Who developed these standards? Were any teachers involved?
A. The Academic Content Standards were developed by the Commission for the Establishment of Academic Content and Performance Standards for math, language arts, social studies, and science. Several teachers who were appointed to the commission participated in the development process. With the exception of math, these standards were adopted by the State Board of Education after obtaining input at public hearings. The State Board substituted its own version of the mathematics content standards.
There are so many standards at my grade level. How can I cover all of them?
A. You will have to prioritize. Assessment data from last year (including last year's STAR data) should help you identify areas you will need to stress. If low sub-test scores indicate your students are having trouble with skills relating to particular standards, you should emphasize these areas in your instruction.
Are English Learners and Special Education students expected to meet the standards?
A. According to the State Board of Education, the academic content standards apply to all students. Some accommodations must be made for these students. The new mathematics and language arts frameworks contain suggestions on such accommodations. Testing accommodations for special education students should be specified in their IEP or individual education plan. In addition to the academic content standards, the State Board of Education adopted ELD or English language development standards for English learners in July 1999. Teachers will begin testing these students with a statewide test during the 2000-2001 school year.
What happens to students who don't meet the standards?
A. A new emphasis is now placed on retention as a means of providing help for students who do not meet the standards. New funding for after-school tutoring and summer school is being made available to districts. However, the quality of those programs will depend largely on the quality of instruction (including the use of experienced, credentialed instructors).

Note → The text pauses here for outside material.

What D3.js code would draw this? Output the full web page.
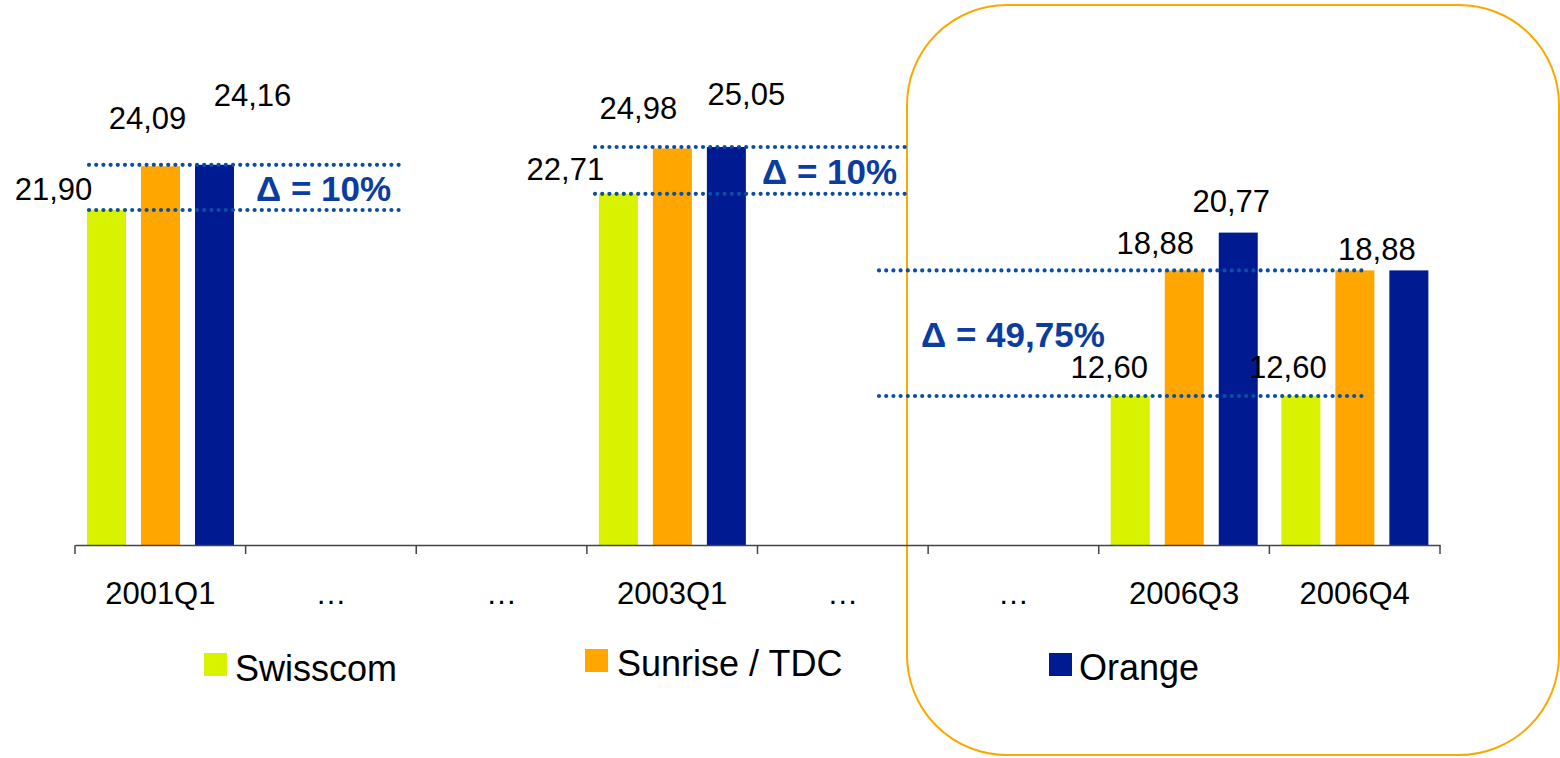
<!DOCTYPE html>
<html>
<head>
<meta charset="utf-8">
<script src="https://cdn.jsdelivr.net/npm/d3@7"></script>
<style>
  html, body { margin: 0; padding: 0; background: #fff; }
  svg { display: block; font-family: "Liberation Sans", Arial, sans-serif; }
</style>
</head>
<body>
<svg id="chart" width="1560" height="758"></svg>
<script>
// ---- data ----
const categories = ["2001Q1", "…", "…", "2003Q1", "…", "…", "2006Q3", "2006Q4"];
const seriesNames = ["Swisscom", "Sunrise / TDC", "Orange"];
const swisscom = [21.90, null, null, 22.71, null, null, 12.60, 12.60];
const sunrise  = [24.09, null, null, 24.98, null, null, 18.88, 18.88];
const orange   = [24.16, null, null, 25.05, null, null, 20.77, 18.88];
const hiddenLabels = [[7, 2]]; // [category, series] with no value label
const deltaTexts = ["Δ = 10%", "Δ = 10%", "Δ = 49,75%"];
const deltaPairs = [ // category, high series, low series
  [0, 2, 0],
  [3, 2, 0],
  [6, 1, 0]
];

// ---- styling / layout ----
const colors = ["#d8f200", "#ffa600", "#001a91"];
const dotColor = "#0b4ea6";
const deltaColor = "#0b3c9f";
const labelNudge = {
  0: [[-53, -10], [-13, -37], [38, -59]],
  3: [[-53, -14], [-34, -29], [20, -42]],
  6: [[-21, -18], [-29, -16], [-7, -21]],
  7: [[-13, -18], [22, -10], [0, 0]]
};
const deltaLayout = [
  { x0: 89, x1: 401, tx: 256 },
  { x0: 595, x1: 906, tx: 762 },
  { x0: 879, x1: 1366, tx: 921 }
];

const values = [swisscom, sunrise, orange];
const svg = d3.select("#chart");

// highlight box
svg.append("rect")
  .attr("x", 907).attr("y", 5)
  .attr("width", 652).attr("height", 750)
  .attr("rx", 100).attr("ry", 100)
  .attr("fill", "none")
  .attr("stroke", "#f7aa00")
  .attr("stroke-width", 2);

const x = d3.scaleBand().domain(d3.range(categories.length)).range([75, 1440]).padding(0);
const xs = d3.scaleBand().domain(d3.range(seriesNames.length)).range([12, 159]).paddingInner(0.2778).paddingOuter(0);
const y = d3.scaleLinear().domain([5.15, 30.15]).range([545, 45]);

// bars
const barData = [];
values.forEach((arr, s) => arr.forEach((v, c) => { if (v != null) barData.push({ c, s, v }); }));

svg.append("g").selectAll("rect").data(barData).join("rect")
  .attr("x", d => x(d.c) + xs(d.s))
  .attr("y", d => y(d.v))
  .attr("width", xs.bandwidth())
  .attr("height", d => y.range()[0] - y(d.v))
  .attr("fill", d => colors[d.s]);

// axis
const axisG = svg.append("g").attr("transform", `translate(0,${y.range()[0]})`);
axisG.call(d3.axisBottom(x).tickSize(0).tickPadding(0).tickFormat(i => categories[i]));
axisG.select(".domain").attr("stroke", "#444").attr("stroke-width", 1.5);
axisG.selectAll(".tick text")
  .attr("y", 59).attr("dy", 0)
  .attr("font-size", 31)
  .attr("font-family", "Liberation Sans, Arial, sans-serif")
  .attr("fill", "#000");
const edges = d3.range(categories.length).map(i => x(i)).concat([x.range()[1]]);
axisG.selectAll("line.edge").data(edges).join("line")
  .attr("class", "edge")
  .attr("x1", d => d).attr("x2", d => d)
  .attr("y1", 0).attr("y2", 9)
  .attr("stroke", "#444").attr("stroke-width", 1.5);

// dotted delta lines
const dotsG = svg.append("g");
deltaPairs.forEach(([c, hi, lo], k) => {
  const L = deltaLayout[k];
  [values[hi][c], values[lo][c]].forEach(v => {
    dotsG.append("line")
      .attr("x1", L.x0).attr("x2", L.x1)
      .attr("y1", y(v)).attr("y2", y(v))
      .attr("stroke", dotColor)
      .attr("stroke-width", 4.2)
      .attr("stroke-linecap", "round")
      .attr("stroke-dasharray", "0 7.2");
  });
  const mid = (y(values[hi][c]) + y(values[lo][c])) / 2;
  svg.append("text")
    .attr("x", L.tx).attr("y", mid + 14)
    .attr("font-size", 35).attr("font-weight", "bold")
    .attr("fill", deltaColor)
    .text(deltaTexts[k]);
});

// value labels
const fmt = v => v.toFixed(2).replace(".", ",");
const isHidden = d => hiddenLabels.some(([c, s]) => c === d.c && s === d.s);
svg.append("g").selectAll("text").data(barData.filter(d => !isHidden(d))).join("text")
  .attr("x", d => x(d.c) + xs(d.s) + xs.bandwidth() / 2 + labelNudge[d.c][d.s][0])
  .attr("y", d => y(d.v) + labelNudge[d.c][d.s][1])
  .attr("text-anchor", "middle")
  .attr("font-size", 31)
  .attr("fill", "#000")
  .text(d => fmt(d.v));

// legend
const legendPos = [
  { sx: 204, sy: 653, tx: 235, ty: 681 },
  { sx: 585, sy: 649, tx: 617, ty: 676 },
  { sx: 1049, sy: 653, tx: 1079, ty: 680 }
];
const lg = svg.append("g");
seriesNames.forEach((n, i) => {
  const p = legendPos[i];
  lg.append("rect").attr("x", p.sx).attr("y", p.sy).attr("width", 23).attr("height", 23).attr("fill", colors[i]);
  lg.append("text").attr("x", p.tx).attr("y", p.ty).attr("font-size", 36).attr("fill", "#000").text(n);
});
</script>
</body>
</html>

These standards explain "what" students are supposed to know, but they don't tell "how well" students should know it. Where are the performance levels?
A. Performance levels are being developed for language arts. Hopefully, the State Board of Education will provide performance levels for the other subject areas soon.
How can teachers suggest changes to these standards? Will they ever be modified?
A. The legislation that created the standards contains provisions for review and modification of the standards. Your local association may want to become active in collecting teacher comments and suggested changes to the standards. These comments in turn can be forwarded to the State Board of Education.
More and more, it seems as if we're testing rather than teaching. What can we do about the number of tests being given?
A. Talk to your school site principal and district administrators about eliminating any unnecessary testing. Analyze the data provided by the SAT 9 and any other STAR testing. Other tests used to provide the same data can probably be eliminated. In your own classroom, an assessment matrix (see example in this booklet) can show you whether the various types of assessments cover your prioritized standards.
When standards and accountability are introduced into a school district, what are the implications for teacher evaluation?
A. Colleagues in states that have had standards-based accountability systems for a year or more report a shift from emphasis on input or what the teacher does (instruction, lesson design, teaching style) to output or what students are able to do (test scores, achievement levels). Many teachers report additional stress because they have little control over some of the factors that affect student performance in the classroom. Some local associations have successfully campaigned for a "value-added" approach in their communities. They have urged parents to ask: "What skills and knowledge do my children have now that they did not have before they walked into their classrooms this year?"